» **Brief**: Quote the listing below in full and exactly as written, but omit every picture.

» **Material**:
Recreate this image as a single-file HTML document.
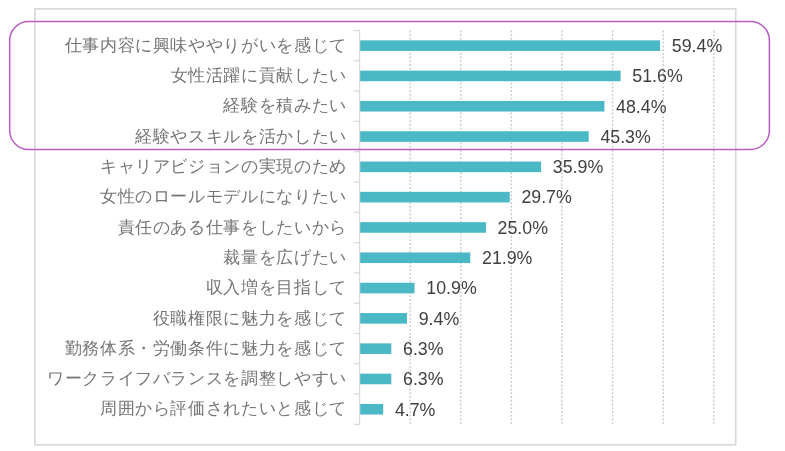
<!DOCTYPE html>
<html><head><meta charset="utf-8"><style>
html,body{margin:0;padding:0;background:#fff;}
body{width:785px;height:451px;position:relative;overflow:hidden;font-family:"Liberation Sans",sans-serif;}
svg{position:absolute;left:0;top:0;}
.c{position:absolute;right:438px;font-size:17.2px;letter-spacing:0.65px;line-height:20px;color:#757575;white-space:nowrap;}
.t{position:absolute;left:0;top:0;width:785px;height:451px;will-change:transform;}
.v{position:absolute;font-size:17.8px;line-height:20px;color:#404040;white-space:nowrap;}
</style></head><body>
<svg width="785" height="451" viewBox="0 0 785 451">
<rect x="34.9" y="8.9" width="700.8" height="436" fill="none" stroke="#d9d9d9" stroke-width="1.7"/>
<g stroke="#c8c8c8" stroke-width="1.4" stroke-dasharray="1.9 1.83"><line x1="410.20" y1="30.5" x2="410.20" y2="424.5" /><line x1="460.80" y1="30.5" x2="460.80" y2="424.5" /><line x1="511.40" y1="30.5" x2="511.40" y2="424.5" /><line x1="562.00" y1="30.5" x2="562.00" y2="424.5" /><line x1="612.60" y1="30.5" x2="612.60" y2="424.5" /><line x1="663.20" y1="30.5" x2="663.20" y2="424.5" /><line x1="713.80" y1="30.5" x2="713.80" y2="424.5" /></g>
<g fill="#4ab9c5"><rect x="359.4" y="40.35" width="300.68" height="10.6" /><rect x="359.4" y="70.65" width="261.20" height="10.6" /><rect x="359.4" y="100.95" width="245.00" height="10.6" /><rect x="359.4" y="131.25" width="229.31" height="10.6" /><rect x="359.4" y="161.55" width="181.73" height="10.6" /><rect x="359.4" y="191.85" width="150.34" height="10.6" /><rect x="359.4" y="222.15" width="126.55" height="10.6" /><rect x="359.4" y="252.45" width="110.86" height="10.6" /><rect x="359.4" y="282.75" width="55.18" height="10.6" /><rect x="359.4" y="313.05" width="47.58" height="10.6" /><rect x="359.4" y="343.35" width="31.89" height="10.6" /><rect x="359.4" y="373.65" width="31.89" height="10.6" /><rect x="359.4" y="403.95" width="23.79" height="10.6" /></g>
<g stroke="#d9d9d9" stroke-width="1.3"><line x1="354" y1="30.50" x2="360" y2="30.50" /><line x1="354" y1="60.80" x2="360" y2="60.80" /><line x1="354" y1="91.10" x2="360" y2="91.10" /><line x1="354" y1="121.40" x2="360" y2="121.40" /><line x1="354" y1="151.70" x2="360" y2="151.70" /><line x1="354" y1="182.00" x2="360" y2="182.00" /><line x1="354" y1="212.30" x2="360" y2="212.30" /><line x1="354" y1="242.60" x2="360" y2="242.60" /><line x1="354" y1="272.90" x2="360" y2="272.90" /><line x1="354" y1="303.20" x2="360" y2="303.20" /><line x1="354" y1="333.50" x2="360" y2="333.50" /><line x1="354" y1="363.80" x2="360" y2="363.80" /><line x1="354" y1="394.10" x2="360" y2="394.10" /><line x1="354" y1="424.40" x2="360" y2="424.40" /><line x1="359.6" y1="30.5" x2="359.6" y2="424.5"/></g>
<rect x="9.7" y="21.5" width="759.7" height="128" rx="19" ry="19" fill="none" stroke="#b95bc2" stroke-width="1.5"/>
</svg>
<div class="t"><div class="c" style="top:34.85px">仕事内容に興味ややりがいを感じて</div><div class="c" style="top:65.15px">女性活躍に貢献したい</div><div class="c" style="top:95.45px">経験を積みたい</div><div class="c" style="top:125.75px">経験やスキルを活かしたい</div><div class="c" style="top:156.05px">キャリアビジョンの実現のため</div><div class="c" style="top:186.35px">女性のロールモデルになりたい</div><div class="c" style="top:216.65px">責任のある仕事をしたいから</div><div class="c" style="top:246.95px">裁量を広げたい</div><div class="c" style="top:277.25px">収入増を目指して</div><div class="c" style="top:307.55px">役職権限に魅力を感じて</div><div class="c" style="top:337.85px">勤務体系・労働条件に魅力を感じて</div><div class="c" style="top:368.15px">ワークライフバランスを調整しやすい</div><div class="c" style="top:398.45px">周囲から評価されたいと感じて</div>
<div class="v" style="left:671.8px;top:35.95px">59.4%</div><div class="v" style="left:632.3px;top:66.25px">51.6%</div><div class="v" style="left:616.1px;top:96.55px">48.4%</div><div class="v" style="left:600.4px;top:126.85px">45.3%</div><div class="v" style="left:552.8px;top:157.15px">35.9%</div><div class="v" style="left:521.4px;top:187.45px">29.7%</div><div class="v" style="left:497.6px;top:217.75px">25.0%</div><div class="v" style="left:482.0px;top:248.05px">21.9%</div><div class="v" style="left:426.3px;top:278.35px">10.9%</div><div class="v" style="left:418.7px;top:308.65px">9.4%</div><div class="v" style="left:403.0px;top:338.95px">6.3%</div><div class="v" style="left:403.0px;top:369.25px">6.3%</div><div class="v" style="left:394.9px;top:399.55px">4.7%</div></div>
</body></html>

» **Output below**:
Recreate this image as a single-file HTML document.
<!DOCTYPE html>
<html><head><meta charset="utf-8"><style>
html,body{margin:0;padding:0;background:#fff;}
body{width:785px;height:451px;position:relative;overflow:hidden;font-family:"Liberation Sans",sans-serif;}
svg{position:absolute;left:0;top:0;}
.c{position:absolute;right:438px;font-size:17.2px;letter-spacing:0.65px;line-height:20px;color:#757575;white-space:nowrap;}
.t{position:absolute;left:0;top:0;width:785px;height:451px;will-change:transform;}
.v{position:absolute;font-size:17.8px;line-height:20px;color:#404040;white-space:nowrap;}
</style></head><body>
<svg width="785" height="451" viewBox="0 0 785 451">
<rect x="34.9" y="8.9" width="700.8" height="436" fill="none" stroke="#d9d9d9" stroke-width="1.7"/>
<g stroke="#c8c8c8" stroke-width="1.4" stroke-dasharray="1.9 1.83"><line x1="410.20" y1="30.5" x2="410.20" y2="424.5" /><line x1="460.80" y1="30.5" x2="460.80" y2="424.5" /><line x1="511.40" y1="30.5" x2="511.40" y2="424.5" /><line x1="562.00" y1="30.5" x2="562.00" y2="424.5" /><line x1="612.60" y1="30.5" x2="612.60" y2="424.5" /><line x1="663.20" y1="30.5" x2="663.20" y2="424.5" /><line x1="713.80" y1="30.5" x2="713.80" y2="424.5" /></g>
<g fill="#4ab9c5"><rect x="359.4" y="40.35" width="300.68" height="10.6" /><rect x="359.4" y="70.65" width="261.20" height="10.6" /><rect x="359.4" y="100.95" width="245.00" height="10.6" /><rect x="359.4" y="131.25" width="229.31" height="10.6" /><rect x="359.4" y="161.55" width="181.73" height="10.6" /><rect x="359.4" y="191.85" width="150.34" height="10.6" /><rect x="359.4" y="222.15" width="126.55" height="10.6" /><rect x="359.4" y="252.45" width="110.86" height="10.6" /><rect x="359.4" y="282.75" width="55.18" height="10.6" /><rect x="359.4" y="313.05" width="47.58" height="10.6" /><rect x="359.4" y="343.35" width="31.89" height="10.6" /><rect x="359.4" y="373.65" width="31.89" height="10.6" /><rect x="359.4" y="403.95" width="23.79" height="10.6" /></g>
<g stroke="#d9d9d9" stroke-width="1.3"><line x1="354" y1="30.50" x2="360" y2="30.50" /><line x1="354" y1="60.80" x2="360" y2="60.80" /><line x1="354" y1="91.10" x2="360" y2="91.10" /><line x1="354" y1="121.40" x2="360" y2="121.40" /><line x1="354" y1="151.70" x2="360" y2="151.70" /><line x1="354" y1="182.00" x2="360" y2="182.00" /><line x1="354" y1="212.30" x2="360" y2="212.30" /><line x1="354" y1="242.60" x2="360" y2="242.60" /><line x1="354" y1="272.90" x2="360" y2="272.90" /><line x1="354" y1="303.20" x2="360" y2="303.20" /><line x1="354" y1="333.50" x2="360" y2="333.50" /><line x1="354" y1="363.80" x2="360" y2="363.80" /><line x1="354" y1="394.10" x2="360" y2="394.10" /><line x1="354" y1="424.40" x2="360" y2="424.40" /><line x1="359.6" y1="30.5" x2="359.6" y2="424.5"/></g>
<rect x="9.7" y="21.5" width="759.7" height="128" rx="19" ry="19" fill="none" stroke="#b95bc2" stroke-width="1.5"/>
</svg>
<div class="t"><div class="c" style="top:34.85px">仕事内容に興味ややりがいを感じて</div><div class="c" style="top:65.15px">女性活躍に貢献したい</div><div class="c" style="top:95.45px">経験を積みたい</div><div class="c" style="top:125.75px">経験やスキルを活かしたい</div><div class="c" style="top:156.05px">キャリアビジョンの実現のため</div><div class="c" style="top:186.35px">女性のロールモデルになりたい</div><div class="c" style="top:216.65px">責任のある仕事をしたいから</div><div class="c" style="top:246.95px">裁量を広げたい</div><div class="c" style="top:277.25px">収入増を目指して</div><div class="c" style="top:307.55px">役職権限に魅力を感じて</div><div class="c" style="top:337.85px">勤務体系・労働条件に魅力を感じて</div><div class="c" style="top:368.15px">ワークライフバランスを調整しやすい</div><div class="c" style="top:398.45px">周囲から評価されたいと感じて</div>
<div class="v" style="left:671.8px;top:35.95px">59.4%</div><div class="v" style="left:632.3px;top:66.25px">51.6%</div><div class="v" style="left:616.1px;top:96.55px">48.4%</div><div class="v" style="left:600.4px;top:126.85px">45.3%</div><div class="v" style="left:552.8px;top:157.15px">35.9%</div><div class="v" style="left:521.4px;top:187.45px">29.7%</div><div class="v" style="left:497.6px;top:217.75px">25.0%</div><div class="v" style="left:482.0px;top:248.05px">21.9%</div><div class="v" style="left:426.3px;top:278.35px">10.9%</div><div class="v" style="left:418.7px;top:308.65px">9.4%</div><div class="v" style="left:403.0px;top:338.95px">6.3%</div><div class="v" style="left:403.0px;top:369.25px">6.3%</div><div class="v" style="left:394.9px;top:399.55px">4.7%</div></div>
</body></html>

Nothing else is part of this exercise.